The other three contributions to this volume are about the performative aspects of national identity. Antonis Glytzouris’ chapter is a close look at the chorus in two ancient Greek plays at the Delphic Festivals of 1927 and 1930. The festivals were organized by the Greek poet Angelos Sikelianos and his American wife Eva Palmer-Sikelianou at the site of Ancient Delphi and their purpose was to revive ancient Greek culture and drama. Glytzouris’ close reading of Prometheus Unbound and Suppliant Women suggests that Palmer-Sikelianou’s concern with reviving the chorus entailed an idea of creating or rather recreating a purely Greek form of gymnastics that would inform the chorus dancers’ artistic expression.

Gonda Van Steen’s chapter, entitled “Rallying the Nation: Sport and Spectacle Serving the Greek Dictatorships” is a well-documented study about how two twentieth-century Greek dictatorial regimes used public performance as propaganda. Those were the Fourth of August dictatorship of 1936-1940, which is also known as the Metaxas regime after its leader Ioannes Metaxas, and the Twenty-first of April dictatorship of 1967-1974 also known as the Colonels’ regime. Both these dictatorships crudely appropriated the concept of continuity between modern and ancient Greece in their nationalistic ideologies. In what were futile attempts to attract public support, both organized public ceremonies glorifying ancient Greece. The Metaxas regime, which was a pale version of the fascist and Nazi prototypes in Italy and Germany, established a youth organization whose activities included gymnastics, physical exercise and sporting activities. Van Steen offers a careful analysis of the exploitation of sports and the rhetoric praising ancient sports that both regimes pursued. What remains to be studied is the relationship of the Metaxas regime and especially that of the Colonels to professional sports and especially to soccer. It is in that sphere, rather than in the caricature-like ancient festivals, that many questions are raised about whether or not and to what extent top-level Greek soccer became a form of “bread and circuses” between 1967 and 1974.

The final essay in this volume addresses the role of the flame and the torch relay in the Athens 2004 Olympic Games. Elena Yalouri’s purpose is very broadly to describe the transformation of the flame and its oscillation from tangible to transcendental, metaphorical and metaphysical. The essay is richly illustrated with photographs and cartoons that her careful research has yielded and this pictorial material is the article’s main strength. Indeed the author seems content to take the reader through the series of uses to which the flame and torch relay were put before and during the 2004 Olympics. Ultimately one is left to draw one’s own conclusions. There are allusions to the symbolic significance of fire and to George Mosse’s work on Nazi symbolism, but the material might have benefitted from an additional analysis drawing upon the important work on Olympic ceremonies, ritual and torch relays that John MacAloon and other Olympic scholars have produced.

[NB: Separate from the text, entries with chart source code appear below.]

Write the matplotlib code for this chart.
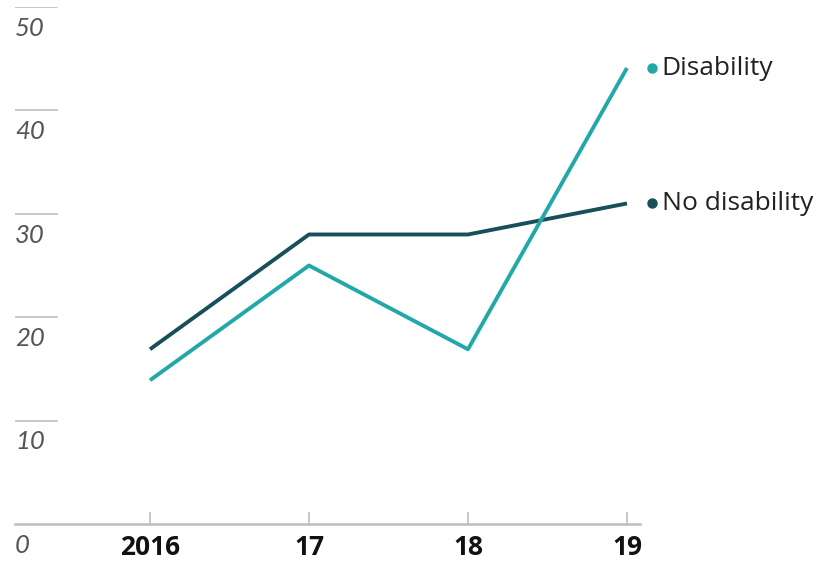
import matplotlib.pyplot as plt

# ---- data ----
years = [2016, 2017, 2018, 2019]
year_labels = ['2016', '17', '18', '19']
disability = [13.9, 25.0, 16.9, 44.1]
no_disability = [16.9, 28.0, 28.0, 31.0]
y_ticks = [0, 10, 20, 30, 40, 50]

plt.rcParams['font.family'] = ['Open Sans', 'DejaVu Sans']

teal = '#22a8a8'
dark = '#174f5b'
grey = '#bdbdbd'

fig = plt.figure(figsize=(8.28, 5.61), dpi=100)
W, H = 828, 561
ax = fig.add_axes([15 / W, 1 - 524 / H, 625 / W, 517 / H])

ax.set_xlim(2015.151, 2019.082)
ax.set_ylim(0, 50)

# short gridlines on the left, full baseline at zero
for v in y_ticks[1:]:
    ax.axhline(v, xmin=0, xmax=42 / 625, color=grey, lw=1.2, zorder=1)
ax.axhline(0, color=grey, lw=1.8, zorder=1, clip_on=False)

for v in y_ticks:
    ax.annotate(str(v), xy=(0, v), xycoords=('axes fraction', 'data'),
                xytext=(0, -7), textcoords='offset points',
                ha='left', va='top', fontsize=18.5, style='italic',
                color='#555555', family=['Lato', 'DejaVu Sans'],
                annotation_clip=False)

ax.plot(years, no_disability, color=dark, lw=2.8, solid_capstyle='butt', zorder=3)
ax.plot(years, disability, color=teal, lw=2.8, solid_capstyle='butt', zorder=4)

# end labels
for vals, name, col in [(disability, 'Disability', teal), (no_disability, 'No disability', dark)]:
    ax.plot([2019.157], [vals[-1]], 'o', color=col, ms=6.5, clip_on=False, zorder=5)
    ax.annotate(name, xy=(years[-1], vals[-1]), xytext=(25, 0),
                textcoords='offset points', ha='left', va='center',
                fontsize=19, color='#222222', annotation_clip=False)

ax.set_xticks(years)
ax.set_xticklabels(year_labels, fontsize=19, fontweight='bold', color='#111111')
ax.tick_params(axis='x', direction='in', length=9, width=1.2, color=grey, pad=7)
ax.set_yticks([])
for s in ax.spines.values():
    s.set_visible(False)

fig.savefig('out.png', dpi=100)
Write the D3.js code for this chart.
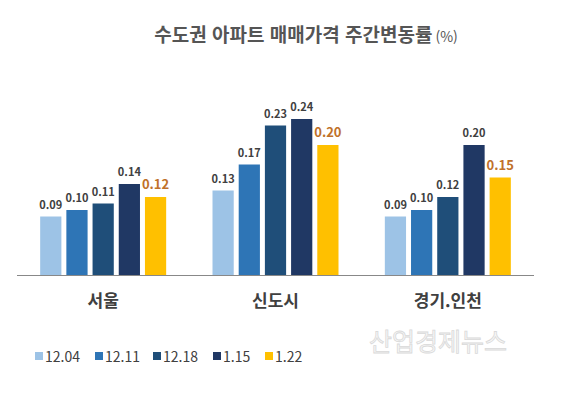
<!DOCTYPE html>
<html lang="ko">
<head>
<meta charset="utf-8">
<title>수도권 아파트 매매가격 주간변동률</title>
<script src="https://cdnjs.cloudflare.com/ajax/libs/d3/7.8.5/d3.min.js"></script>
<style>
  body { margin: 0; background: #fff; }
  svg { font-family: "Noto Sans CJK KR", "Noto Sans", sans-serif; }
</style>
</head>
<body>
<div id="chart"></div>
<script>
// data
var regions = ["서울", "신도시", "경기.인천"];
var weeks = ["12.04", "12.11", "12.18", "1.15", "1.22"];
var v1204 = [0.09, 0.13, 0.09];
var v1211 = [0.10, 0.17, 0.10];
var v1218 = [0.11, 0.23, 0.12];
var v0115 = [0.14, 0.24, 0.20];
var v0122 = [0.12, 0.20, 0.15];
var colors = ["#9dc3e6", "#2e75b6", "#1f4e79", "#203864", "#ffc000"];

var series = [v1204, v1211, v1218, v0115, v0122];
var rows = regions.map(function (r, i) {
  return { region: r, values: series.map(function (s, j) { return { week: weeks[j], v: s[i] }; }) };
});

var width = 567, height = 396;
var baseY = 275;

var svg = d3.select("#chart").append("svg")
  .attr("width", width)
  .attr("height", height);

// title
var title = svg.append("text")
  .attr("x", 306)
  .attr("y", 42)
  .attr("text-anchor", "middle")
  .attr("fill", "#555")
  .attr("font-weight", "bold");
title.append("tspan").attr("font-size", 19).text("수도권 아파트 매매가격 주간변동률");
title.append("tspan").attr("font-size", 14).attr("font-weight", "normal").attr("dx", 3).text("(%)");

var x0 = d3.scaleBand().domain(regions).range([17, 534]).paddingInner(0).paddingOuter(0);
var x1 = d3.scaleBand().domain(weeks).range([0, 126]).paddingInner(0.19);
var y = d3.scaleLinear().domain([0, 0.24]).range([baseY, baseY - 156]);

var groups = svg.selectAll("g.grp").data(rows).enter().append("g")
  .attr("class", "grp")
  .attr("transform", function (d) { return "translate(" + (x0(d.region) + x0.bandwidth() / 2 - 63) + ",0)"; });

groups.selectAll("rect").data(function (d) { return d.values; }).enter().append("rect")
  .attr("x", function (d) { return x1(d.week); })
  .attr("y", function (d) { return y(d.v); })
  .attr("width", x1.bandwidth())
  .attr("height", function (d) { return baseY - y(d.v); })
  .attr("fill", function (d, i) { return colors[i]; });

groups.selectAll("text.val").data(function (d) { return d.values; }).enter().append("text")
  .attr("class", "val")
  .attr("x", function (d) { return x1(d.week) + x1.bandwidth() / 2; })
  .attr("y", function (d) { return y(d.v) - 8; })
  .attr("text-anchor", "middle")
  .attr("font-weight", "bold")
  .attr("font-size", function (d, i) { return i == 4 ? 13 : 11; })
  .attr("fill", function (d, i) { return i == 4 ? "#c0712a" : "#404040"; })
  .text(function (d) { return d.v.toFixed(2); });

// baseline + category labels
var axis = svg.append("g")
  .attr("transform", "translate(0," + baseY + ")")
  .call(d3.axisBottom(x0).tickSize(0).tickPadding(20));
axis.select(".domain").attr("stroke", "#888").attr("d", "M17,0.5H534");
axis.selectAll(".tick text")
  .attr("font-family", "'Noto Sans CJK KR', sans-serif")
  .attr("font-size", 17)
  .attr("font-weight", "bold")
  .attr("fill", "#404040");

// legend
var legX = [35, 95, 153, 213, 265];
var leg = svg.selectAll("g.leg").data(weeks).enter().append("g")
  .attr("class", "leg")
  .attr("transform", function (d, i) { return "translate(" + legX[i] + ",357)"; });
leg.append("rect").attr("x", 0).attr("y", -5).attr("width", 8).attr("height", 8)
  .attr("fill", function (d, i) { return colors[i]; });
leg.append("text").attr("x", 10).attr("y", 5)
  .attr("font-size", 14).attr("fill", "#404040")
  .text(function (d) { return d; });

// watermark
svg.append("text")
  .attr("x", 438).attr("y", 351)
  .attr("text-anchor", "middle")
  .attr("font-size", 25)
  .attr("fill", "#f7f7f7")
  .attr("stroke", "#d9d9d9")
  .attr("stroke-width", 0.8)
  .text("산업경제뉴스");
</script>
</body>
</html>
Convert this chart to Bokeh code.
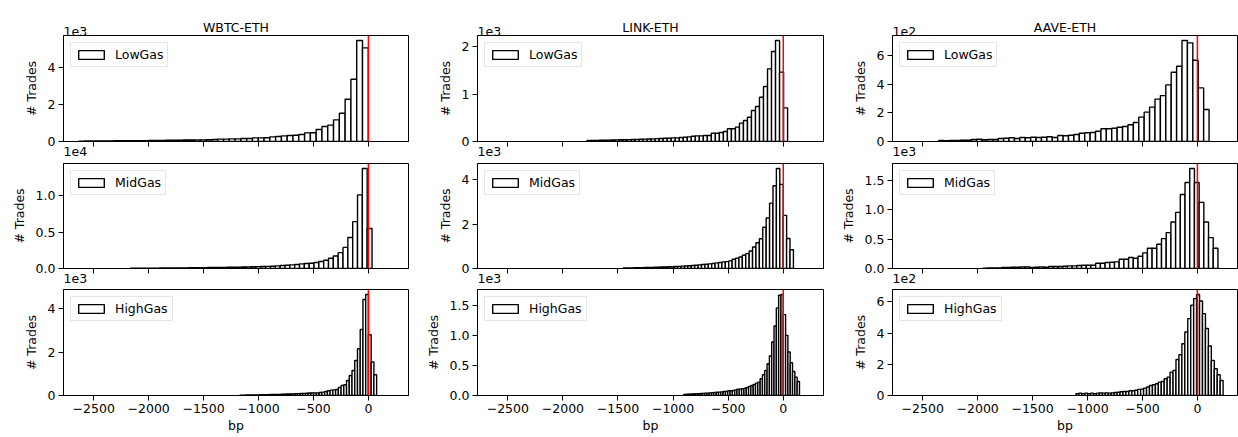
from bokeh.plotting import figure
from bokeh.layouts import column, row
from bokeh.models import Range1d, FixedTicker, Span, Title, Legend, LegendItem
from bokeh.embed import file_html
from bokeh.resources import INLINE

# ---------------- data ----------------
pairs = ["WBTC-ETH", "LINK-ETH", "AAVE-ETH"]
gas_levels = ["LowGas", "MidGas", "HighGas"]

x_ticks = [-2500, -2000, -1500, -1000, -500, 0]
x_tick_labels = ["\u22122500", "\u22122000", "\u22121500", "\u22121000", "\u2212500", "0"]

# histogram bins: first edge (bp), bin width (bp), counts per bin
wbtc_low_start, wbtc_low_width = -2636, 52.7
wbtc_low_counts = [20, 25, 28, 30, 33, 36, 38, 40, 42, 45, 48, 50, 55, 58, 60, 65, 70, 72, 78, 85,
                   90, 90, 95, 108, 126, 126, 144, 144, 162, 162, 198, 198, 205, 252, 270, 306, 324,
                   342, 378, 468, 470, 648, 810, 883, 1171, 1531, 2288, 3369, 5459, 5063]
wbtc_mid_start, wbtc_mid_width = -2167, 44.0
wbtc_mid_counts = [30, 35, 40, 45, 50, 55, 60, 65, 70, 75, 80, 90, 95, 100, 110, 120, 130, 140, 150,
                   160, 170, 180, 195, 210, 225, 240, 255, 271, 294, 317, 362, 407, 452, 498, 543,
                   633, 679, 724, 814, 950, 1131, 1403, 1719, 2172, 2896, 4253, 6425, 10090, 13710, 5475]
wbtc_high_start, wbtc_high_width = -1170, 24.9
wbtc_high_counts = [15, 18, 20, 22, 25, 27, 30, 32, 35, 38, 40, 43, 46, 50, 54, 58, 62, 66, 70, 75,
                    80, 86, 92, 98, 105, 112, 118, 123, 123, 139, 154, 185, 216, 246, 262, 277, 370,
                    462, 493, 693, 924, 1155, 1617, 2156, 3049, 4435, 4661, 2803, 1550, 955]

link_low_start, link_low_width = -1781, 36.4
link_low_counts = [20, 22, 24, 26, 28, 30, 32, 34, 36, 38, 40, 42, 45, 48, 50, 53, 56, 60, 63, 67,
                   70, 77, 77, 84, 91, 98, 112, 119, 119, 126, 126, 175, 175, 189, 211, 267, 267,
                   302, 386, 442, 512, 653, 737, 933, 1158, 1530, 1895, 2126, 1460, 709]
link_mid_start, link_mid_width = -1453, 30.9
link_mid_counts = [25, 28, 30, 33, 36, 40, 43, 46, 50, 55, 60, 65, 70, 76, 82, 90, 98, 106, 115, 124,
                   134, 149, 164, 178, 193, 208, 223, 253, 268, 297, 312, 342, 416, 461, 520, 595,
                   669, 788, 967, 1160, 1338, 1859, 2275, 2944, 3732, 4506, 3792, 2394, 1353, 848]
link_high_start, link_high_width = -903, 21.0
link_high_counts = [18, 20, 22, 24, 26, 28, 30, 32, 35, 38, 40, 43, 46, 50, 53, 56, 61, 67, 67, 78,
                    78, 83, 94, 106, 106, 111, 122, 133, 150, 167, 183, 206, 222, 278, 344, 417, 528,
                    656, 889, 1156, 1456, 1667, 1678, 1344, 1000, 722, 544, 400, 306, 233]

aave_low_start, aave_low_width = -2354, 49.2
aave_low_counts = [7, 5, 7, 7, 9, 9, 14, 16, 12, 14, 14, 21, 23, 26, 21, 28, 26, 30, 28, 30,
                   33, 28, 42, 40, 44, 49, 58, 61, 63, 72, 89, 89, 93, 100, 105, 117, 133, 171,
                   206, 241, 297, 322, 397, 486, 528, 708, 692, 570, 376, 224]
aave_mid_start, aave_mid_width = -1953, 42.8
aave_mid_counts = [6, 11, 11, 11, 17, 17, 23, 23, 28, 28, 17, 23, 28, 23, 34, 34, 34, 39, 45, 45,
                   51, 56, 56, 56, 90, 90, 101, 107, 113, 158, 158, 186, 175, 209, 265, 344, 344,
                   411, 507, 609, 789, 953, 1257, 1460, 1697, 1460, 1122, 789, 524, 344]
aave_high_start, aave_high_width = -1106, 26.8
aave_high_counts = [12, 15, 12, 15, 12, 15, 12, 15, 17, 15, 17, 15, 17, 19, 21, 24, 26, 26, 30, 30,
                    34, 39, 41, 47, 54, 64, 69, 75, 86, 90, 107, 118, 150, 161, 231, 261, 332, 407,
                    493, 579, 621, 647, 606, 525, 429, 317, 225, 171, 133, 96]

# y-axis scale exponents (offset text) and tick labels
wbtc_exps = [3, 4, 3]
link_exps = [3, 3, 3]
aave_exps = [2, 3, 2]
wbtc_yticks = [[0, 2, 4], [0, 0.5, 1.0], [0, 2, 4]]
wbtc_ytick_labels = [["0", "2", "4"], ["0.0", "0.5", "1.0"], ["0", "2", "4"]]
link_yticks = [[0, 1, 2], [0, 2, 4], [0, 0.5, 1.0, 1.5]]
link_ytick_labels = [["0", "1", "2"], ["0", "2", "4"], ["0.0", "0.5", "1.0", "1.5"]]
aave_yticks = [[0, 2, 4, 6], [0, 0.5, 1.0, 1.5], [0, 2, 4, 6]]
aave_ytick_labels = [["0", "2", "4", "6"], ["0.0", "0.5", "1.0", "1.5"], ["0", "2", "4", "6"]]

panels = {
    "WBTC-ETH": [(wbtc_low_start, wbtc_low_width, wbtc_low_counts),
                 (wbtc_mid_start, wbtc_mid_width, wbtc_mid_counts),
                 (wbtc_high_start, wbtc_high_width, wbtc_high_counts)],
    "LINK-ETH": [(link_low_start, link_low_width, link_low_counts),
                 (link_mid_start, link_mid_width, link_mid_counts),
                 (link_high_start, link_high_width, link_high_counts)],
    "AAVE-ETH": [(aave_low_start, aave_low_width, aave_low_counts),
                 (aave_mid_start, aave_mid_width, aave_mid_counts),
                 (aave_high_start, aave_high_width, aave_high_counts)],
}
exps = {"WBTC-ETH": wbtc_exps, "LINK-ETH": link_exps, "AAVE-ETH": aave_exps}
yticks = {"WBTC-ETH": wbtc_yticks, "LINK-ETH": link_yticks, "AAVE-ETH": aave_yticks}
ytick_labels = {"WBTC-ETH": wbtc_ytick_labels, "LINK-ETH": link_ytick_labels, "AAVE-ETH": aave_ytick_labels}

# ---------------- style / layout ----------------
FONT = "DejaVu Sans"
FS = "12.5px"
X_START, X_END = -2775, 365
col_frame_w = [345, 346, 345]
col_border_left = [63, 64, 64]
col_border_right = [5, 5, 1]
row_frame_h = [106, 105, 106]
row_border_top = [35, 1, 1]
row_border_bottom = [21, 20, 42]
offset_standoff = [-1, -2]   # standoff of the offset text that sits under rows 0 and 1


def text_title(text, align, standoff, valign):
    return Title(text=text, align=align, offset=0, standoff=standoff, vertical_align=valign,
                 text_font=FONT, text_font_size=FS, text_font_style="normal", text_color="black")


rows = []
for ri, gas in enumerate(gas_levels):
    figs = []
    for ci, pair in enumerate(pairs):
        start, width, counts = panels[pair][ri]
        scale = 10 ** exps[pair][ri]
        centers = [start + width * (i + 0.5) for i in range(len(counts))]
        tops = [c / scale for c in counts]
        y_end = max(counts) * 1.05 / scale
        fw, fh = col_frame_w[ci], row_frame_h[ri]

        p = figure(frame_width=fw, frame_height=fh,
                   x_range=Range1d(X_START, X_END), y_range=Range1d(0, y_end),
                   output_backend="svg", toolbar_location=None,
                   min_border_left=col_border_left[ci], min_border_right=col_border_right[ci],
                   min_border_top=row_border_top[ri], min_border_bottom=row_border_bottom[ri])
        p.xgrid.visible = False
        p.ygrid.visible = False
        p.outline_line_color = "black"
        p.outline_line_width = 1
        p.background_fill_color = "white"
        p.border_fill_color = "white"

        r = p.vbar(x=centers, width=width, bottom=0, top=tops,
                   fill_color="white", line_color="black", line_width=1.4)

        p.add_layout(Span(location=0, dimension="height", line_color="#ff0000", line_width=1.5))

        for ax in (p.xaxis[0], p.yaxis[0]):
            ax.axis_line_color = "black"
            ax.axis_line_width = 1
            ax.major_tick_line_color = "black"
            ax.major_tick_line_width = 1
            ax.major_tick_out = 5
            ax.major_tick_in = 0
            ax.minor_tick_line_color = None
            ax.major_label_text_font = FONT
            ax.major_label_text_font_size = FS
            ax.major_label_text_color = "black"
            ax.axis_label_text_font = FONT
            ax.axis_label_text_font_size = FS
            ax.axis_label_text_font_style = "normal"
            ax.axis_label_text_color = "black"
            ax.major_label_standoff = 3

        p.xaxis.ticker = FixedTicker(ticks=x_ticks)
        if ri == 2:
            p.xaxis.major_label_overrides = {t: lab for t, lab in zip(x_ticks, x_tick_labels)}
            p.xaxis.axis_label = "bp"
            p.xaxis.axis_label_standoff = 2
        else:
            p.xaxis.major_label_overrides = {t: "" for t in x_ticks}
            p.xaxis.major_label_standoff = 0

        yt = yticks[pair][ri]
        p.yaxis.ticker = FixedTicker(ticks=yt)
        p.yaxis.major_label_overrides = {t: lab for t, lab in zip(yt, ytick_labels[pair][ri])}
        p.yaxis.axis_label = "# Trades"
        p.yaxis.axis_label_standoff = 6

        if ri == 0:
            # offset text of this panel, then the column title
            p.add_layout(text_title("1e%d" % exps[pair][0], "left", -2, "middle"), "above")
            p.add_layout(text_title(pair, "center", -16, "bottom"), "above")
        if ri < 2:
            # offset text of the panel below, placed in the gap under this frame
            p.add_layout(text_title("1e%d" % exps[pair][ri + 1], "left", offset_standoff[ri], "middle"),
                         "below")

        legend = Legend(items=[LegendItem(label=gas, renderers=[r])], location="top_left",
                        label_text_font=FONT, label_text_font_size=FS, label_text_color="black",
                        glyph_width=32, glyph_height=11, label_standoff=8, label_height=15,
                        padding=4, margin=7, spacing=0,
                        border_line_color="#cccccc", border_line_width=1,
                        background_fill_color="white", background_fill_alpha=0.8)
        p.add_layout(legend)
        figs.append(p)
    rows.append(row(*figs))

layout = column(*rows)
open("out.html", "w").write(file_html(layout, INLINE))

In his two-page Epilogue, co-editor Papakonstantinou correctly points out that what one can take from this volume is an understanding of some forms of the reception and uses of classicism in Greece and how in particular classicism is employed in terms of physical culture and by extension connects with issues of gender and identity. In many ways this is a pioneering collective work, not so much for its contribution to Greek sports history but rather to body culture studies that analyze bodily practice in the broad context of society and culture. Body culture studies include scholarly investigations into dance, play and games, festivals, sport and even outdoor activities. To the extent that modern Greek academic study follows the lead of western scholarly developments, we can expect more studies on Greek body culture to appear in the near future. The significance of this particular volume lies in its overall thesis that the legacy of Ancient Greece plays a central role in body culture. This of course is the case with many other spheres of Modern Greek culture and society, and above all the understanding of modern Greek identity. The study of bodily culture may be a new development in modern Greek studies, but its early findings represented in this volume have a familiar ring to them and invite further investigation.